REQUIREMENTS>
Retype all material exactly. Pictures stay out of the copy.

:::

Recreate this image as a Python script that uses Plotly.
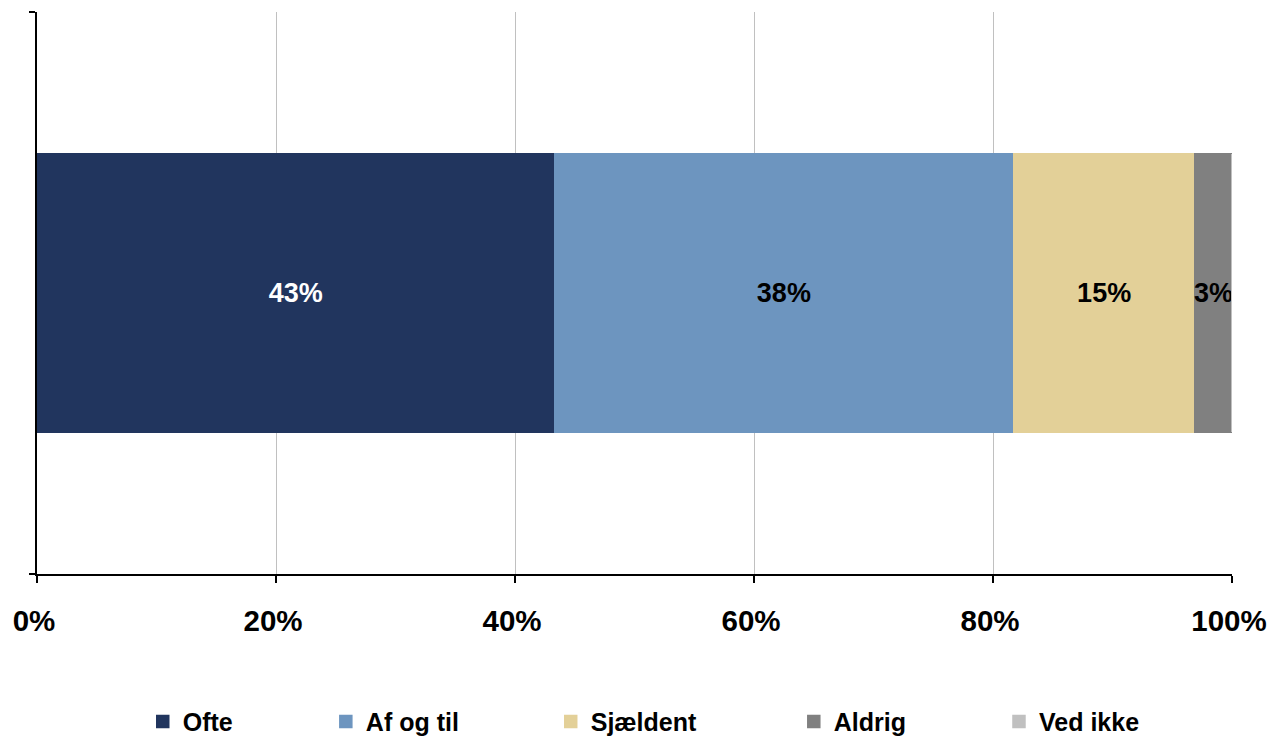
import plotly.graph_objects as go

categories = [""]
series_names = ["Ofte", "Af og til", "Sjældent", "Aldrig", "Ved ikke"]
series_values = [43.3, 38.4, 15.2, 3.1, 0.0]
series_colors = ["#21355E", "#6D95BF", "#E3D098", "#808080", "#C0C0C0"]
text_colors = ["white", "black", "black", "black", "black"]
tick_vals = [0, 20, 40, 60, 80, 100]
tick_labels = ["0%", "20%", "40%", "60%", "80%", "100%"]

FONT = "Arial, Liberation Sans, sans-serif"

# left edges (paper coords) of each trace's own legend
legend_x = [0.0885, 0.2417, 0.4299, 0.6333, 0.8050]

fig = go.Figure()
for i, (name, val, col, tcol) in enumerate(zip(series_names, series_values, series_colors, text_colors)):
    lg = "legend" if i == 0 else f"legend{i+1}"
    fig.add_trace(go.Bar(
        y=[0], x=[val], name=name, orientation="h",
        marker=dict(color=col, line=dict(width=1.5, color=col)),
        width=0.495,
        text=[f"{round(val)}%" if val > 0 else ""],
        textposition="inside", insidetextanchor="middle",
        textangle=0,
        constraintext="none",
        textfont=dict(family=FONT, size=27, color=tcol, weight="bold"),
        legend=lg,
        hoverinfo="name+x",
    ))

fig.update_layout(
    barmode="stack",
    width=1267, height=730,
    margin=dict(l=29, r=43, t=4, b=164, autoexpand=False),
    plot_bgcolor="white", paper_bgcolor="white",
    showlegend=True,
    xaxis=dict(
        range=[0, 100], tickvals=tick_vals, ticktext=tick_labels,
        showgrid=True, gridcolor="#C0C0C0", gridwidth=1,
        showline=True, linecolor="black", linewidth=1.5,
        ticks="outside", ticklen=7, tickwidth=1.5, tickcolor="black",
        tickfont=dict(family=FONT, size=29.5, color="black", weight="bold"),
        ticklabelstandoff=13, ticklabelshift=-3,
        zeroline=False, fixedrange=True, automargin=False,
    ),
    yaxis=dict(
        range=[-0.5, 0.5], tickvals=[-0.5, 0.5], showticklabels=False,
        showgrid=False, zeroline=False,
        showline=True, linecolor="black", linewidth=1.5,
        ticks="outside", ticklen=6, tickwidth=1.5, tickcolor="black",
        fixedrange=True, automargin=False,
    ),
)

for i in range(len(series_names)):
    key = "legend" if i == 0 else f"legend{i+1}"
    fig.update_layout({key: dict(
        x=legend_x[i], xanchor="left", y=-0.263, yanchor="middle",
        orientation="h", bgcolor="rgba(0,0,0,0)", borderwidth=0,
        font=dict(family=FONT, size=25, color="black", weight="bold"),
        itemclick=False, itemdoubleclick=False,
    )})

fig.write_html("out.html")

:::

RESULT OF THIS TASK>
Recreate this image as a Python script that uses Plotly.
import plotly.graph_objects as go

categories = [""]
series_names = ["Ofte", "Af og til", "Sjældent", "Aldrig", "Ved ikke"]
series_values = [43.3, 38.4, 15.2, 3.1, 0.0]
series_colors = ["#21355E", "#6D95BF", "#E3D098", "#808080", "#C0C0C0"]
text_colors = ["white", "black", "black", "black", "black"]
tick_vals = [0, 20, 40, 60, 80, 100]
tick_labels = ["0%", "20%", "40%", "60%", "80%", "100%"]

FONT = "Arial, Liberation Sans, sans-serif"

# left edges (paper coords) of each trace's own legend
legend_x = [0.0885, 0.2417, 0.4299, 0.6333, 0.8050]

fig = go.Figure()
for i, (name, val, col, tcol) in enumerate(zip(series_names, series_values, series_colors, text_colors)):
    lg = "legend" if i == 0 else f"legend{i+1}"
    fig.add_trace(go.Bar(
        y=[0], x=[val], name=name, orientation="h",
        marker=dict(color=col, line=dict(width=1.5, color=col)),
        width=0.495,
        text=[f"{round(val)}%" if val > 0 else ""],
        textposition="inside", insidetextanchor="middle",
        textangle=0,
        constraintext="none",
        textfont=dict(family=FONT, size=27, color=tcol, weight="bold"),
        legend=lg,
        hoverinfo="name+x",
    ))

fig.update_layout(
    barmode="stack",
    width=1267, height=730,
    margin=dict(l=29, r=43, t=4, b=164, autoexpand=False),
    plot_bgcolor="white", paper_bgcolor="white",
    showlegend=True,
    xaxis=dict(
        range=[0, 100], tickvals=tick_vals, ticktext=tick_labels,
        showgrid=True, gridcolor="#C0C0C0", gridwidth=1,
        showline=True, linecolor="black", linewidth=1.5,
        ticks="outside", ticklen=7, tickwidth=1.5, tickcolor="black",
        tickfont=dict(family=FONT, size=29.5, color="black", weight="bold"),
        ticklabelstandoff=13, ticklabelshift=-3,
        zeroline=False, fixedrange=True, automargin=False,
    ),
    yaxis=dict(
        range=[-0.5, 0.5], tickvals=[-0.5, 0.5], showticklabels=False,
        showgrid=False, zeroline=False,
        showline=True, linecolor="black", linewidth=1.5,
        ticks="outside", ticklen=6, tickwidth=1.5, tickcolor="black",
        fixedrange=True, automargin=False,
    ),
)

for i in range(len(series_names)):
    key = "legend" if i == 0 else f"legend{i+1}"
    fig.update_layout({key: dict(
        x=legend_x[i], xanchor="left", y=-0.263, yanchor="middle",
        orientation="h", bgcolor="rgba(0,0,0,0)", borderwidth=0,
        font=dict(family=FONT, size=25, color="black", weight="bold"),
        itemclick=False, itemdoubleclick=False,
    )})

fig.write_html("out.html")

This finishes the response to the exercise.